New Census Bureau Portrait Of the American Landscape

Immigrant populations and divorce are on rise; income is falling

HERE'S the real state of the union: Divorce is up, incomes are flat, and about 15 percent of Americans have no health insurance. US residents are more likely to have been born in a foreign country, but less likely to move from state to state. People are living in older homes - but they're taking better care of them than they used to.

All these facts are taken from a just-released Census Bureau report on the demographics of the United States in 1996. The study, meant to update important trends in the nation's population, stands in pithy contrast to the generalities about US life that too often pass for Washington political discourse.

Among the most significant findings:

Divorce. The number of US residents who are currently divorced has more than quadrupled since 1970, from about 4 million to 17 million. Divorced people now make up 39 percent of the country's adult population, up from 28 percent 26 years ago.

Meanwhile, the age at which Americans typically get married for the first time continues to creep upward. The median age of marriage for men was 26.7 in 1994; for women, it was 24.5. That's an increase of more than three years since 1975.

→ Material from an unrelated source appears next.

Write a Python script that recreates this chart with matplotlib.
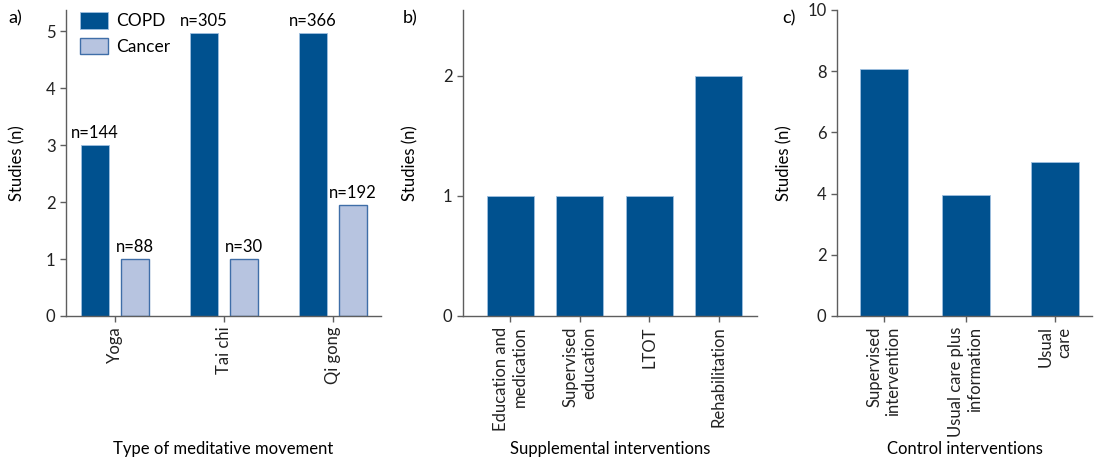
import numpy as np
from matplotlib import pyplot as plt

plt.rcParams['font.family'] = ['Lato', 'DejaVu Sans']
plt.rcParams['font.size'] = 11.5

# panel a
movements = ['Yoga', 'Tai chi', 'Qi gong']
copd_studies = [3, 4.96, 4.96]
cancer_studies = [1, 1, 1.95]
copd_n = ['n=144', 'n=305', 'n=366']
cancer_n = ['n=88', 'n=30', 'n=192']

# panel b
supplemental = ['Education and\nmedication', 'Supervised\neducation', 'LTOT', 'Rehabilitation']
supplemental_studies = [1, 1, 1, 2]

# panel c
controls = ['Supervised\nintervention', 'Usual care plus\ninformation', 'Usual\ncare']
control_pos = [0, 1, 2.1]
control_studies = [8.07, 3.97, 5.04]

dark = '#00518f'
light = '#b7c4e0'
light_edge = '#3f6ea8'
grey = '#5e5e5e'
W, H = 1097, 466

fig = plt.figure(figsize=(W / 100, H / 100), dpi=100)
bottom, top = 1 - 316 / H, 1 - 10 / H

def make_ax(x0, x1):
    ax = fig.add_axes([x0 / W, bottom, (x1 - x0) / W, top - bottom])
    for s in ['top', 'right']:
        ax.spines[s].set_visible(False)
    for s in ['left', 'bottom']:
        ax.spines[s].set_color(grey)
        ax.spines[s].set_linewidth(1.0)
    ax.tick_params(colors=grey, labelcolor='#222222', length=4, width=1, labelsize=12)
    return ax

# a)
ax = make_ax(66, 381)
x = np.arange(len(movements))
off, bw = 0.185, 0.26
b1 = ax.bar(x - off, copd_studies, bw, color=dark, edgecolor='#9fc0e0', linewidth=0.6, label='COPD')
b2 = ax.bar(x + off, cancer_studies, bw, color=light, edgecolor=light_edge, linewidth=1.0, label='Cancer')
for rect, t in zip(b1, copd_n):
    ax.text(rect.get_x() + rect.get_width() / 2, rect.get_height() + 0.07, t, ha='center', va='bottom', fontsize=12)
for rect, t in zip(b2, cancer_n):
    ax.text(rect.get_x() + rect.get_width() / 2, rect.get_height() + 0.07, t, ha='center', va='bottom', fontsize=12)
ax.set_xlim(-0.45, 2.44)
ax.set_ylim(0, 5.37)
ax.set_yticks(range(6))
ax.set_xticks(x)
ax.set_xticklabels(movements, rotation=90, ha='center', va='top')
ax.set_ylabel('Studies (n)', labelpad=15, fontsize=12)
ax.set_xlabel('Type of meditative movement', fontsize=12)
ax.xaxis.set_label_coords(0.5, -0.41)
ax.legend(loc='upper left', bbox_to_anchor=(-0.005, 1.045), frameon=False,
          handlelength=1.6, handleheight=1.1, handletextpad=0.45, labelspacing=0.5, fontsize=12.5)
fig.text(8 / W, 1 - 18 / H, 'a)', fontsize=13, va='center')

# b)
ax = make_ax(463, 757)
x = np.arange(len(supplemental))
ax.bar(x, supplemental_studies, 0.68, color=dark, edgecolor='#9fc0e0', linewidth=0.6)
ax.set_xlim(-0.68, 3.55)
ax.set_ylim(0, 2.55)
ax.set_yticks([0, 1, 2])
ax.set_xticks(x)
ax.set_xticklabels(supplemental, rotation=90, ha='center', va='top', multialignment='right')
ax.set_ylabel('Studies (n)', labelpad=18, fontsize=12)
ax.set_xlabel('Supplemental interventions', fontsize=12)
ax.xaxis.set_label_coords(0.5, -0.41)
fig.text(403 / W, 1 - 18 / H, 'b)', fontsize=13, va='center')

# c)
ax = make_ax(837, 1092)
ax.bar(control_pos, control_studies, 0.59, color=dark, edgecolor='#9fc0e0', linewidth=0.6)
ax.set_xlim(-0.58, 2.55)
ax.set_ylim(0, 10)
ax.set_yticks([0, 2, 4, 6, 8, 10])
ax.set_xticks(control_pos)
ax.set_xticklabels(controls, rotation=90, ha='center', va='top', multialignment='right')
ax.set_ylabel('Studies (n)', labelpad=11, fontsize=12)
ax.set_xlabel('Control interventions', fontsize=12)
ax.xaxis.set_label_coords(0.5, -0.41)
fig.text(782 / W, 1 - 18 / H, 'c)', fontsize=13, va='center')

fig.savefig('out.png', dpi=100)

Income. At $32,264, median household income for 1994 (the latest figure used in the study) is virtually the same as in 1993. The overall trend, however, has been downward; in 1989, income was about $2,200 higher than today.

Some parts of the country are faring better than others. The South, for instance, still has the lowest median income of any region of the nation, at $30,021. The West is highest, at $34,452. But Southern incomes are increasing. They jumped an estimated 3 percent between 1993 and 1994.

Health insurance. About 15 percent of the population - 40 million people - did not have any type of health insurance in 1994. Not surprising, the poor were much less likely to have such coverage: About 30 percent of those living in poverty weren't covered by a health plan.

Sixteen percent of full-time workers didn't have health insurance, as opposed to 20 percent of part-time employees.

The Foreign-born. People born in another country now make up 9 percent of the American population. That's the highest figure since World War II. As recently as 1970, only 5 percent of US residents had been born in another land. But it's far from the highest percentage this century. In 1910, 15 percent of the US population was foreign-born.

Hispanics are the largest immigrant group, accounting for 46 percent of those born elsewhere. California has the most immigrants of any state at 8 million, almost one-third of the total for the whole country. New York is the state with the second-highest number, at 3 million; and Florida is third, with 2 million.

Mobility. US residents aren't loading up their possessions and moving from place to place as often as they did in the mid-1980s. Between March 1993 and March 1994, 43 million Americans moved - about 17 percent of the population. By contrast, in 1983-84, 20 percent of the country's residents changed households, according to Census Bureau figures.

Not that most of those movers went very far. Fully 62 percent of movers changed residences within the same county. Only about 7 million people pulled up roots and went to another state.

Housing. The US homeownership rate was largely unchanged in 1994, with about 64 percent of American residents occupying a housing unit they owned. Typically, those houses, condominiums, and co-ops are older than they used to be - the median age of US housing units is 28 years, according to the latest figures, an increase of six years since 1973.

But US housing may be in better condition than in the past. Housing units are more likely to have complete kitchens, central plumbing and heat, and central air-conditioning than they were in 1973.

Only 4 percent now have peeling paint, compared with 5 percent 26 years ago. Five percent have open cracks, as opposed to 6 percent in 1973.

Child care: For many employed Americans, the care of young children remains a significant concern. Almost 10 million US kids under 5 need supervision while their mothers are at work, according to the Census Bureau.

About 40 percent of these children are cared for by relatives. Some 30 percent go to organized nursery schools or preschools. The average cost of US child care was $74 a week in 1993.